What backend are you using? 11 minutes to find data in 21 snapshots and 300GiB is a lot. For me it takes 20 seconds to scan 1TiB with 150 snapshots on local HDD.

11 minutes is quite a lot, but this should not depend too much on the backend - at least if you are using a cache which contains all needed data. The main effort here is to traverse all trees for all snapshots. So this mainly depends on the directory structure of the data backup’ed as well as the access speed of the cached data and CPU power (mainly for the encryption)…

I’ll need to do a bit more testing if my script is able to execute correctly on the sister instance, i suspect there is still something off but that’d be another topic.

Alex I’m not sure I am following your previous statement, memory usage by Restic is still a grey area for me.
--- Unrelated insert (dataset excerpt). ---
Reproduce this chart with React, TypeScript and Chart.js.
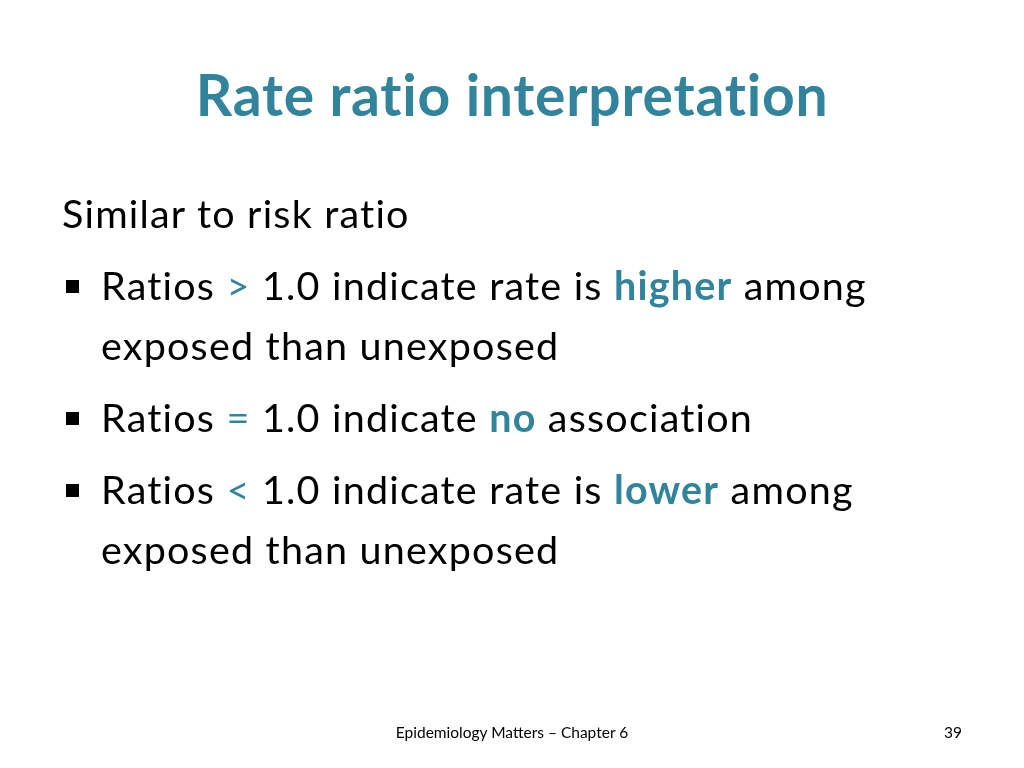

How could I check this or try to correct it?

You could run into trouble if you have more data saved in your repository with the same memory available…

The backend is an S3 bucket in a separate network from the instance, latency plus the quantity of files since it’s database binaries and tables that are being backed up are contributing.
As for the cache, I have been considering that a separate issue. Current I cannot retain the full cache as it’s causing the root directory on both the primary and sister instance to be full. If I understand the usecase correctly --max-cache-size should help retain the cache to the maximum specified at the time of running prune?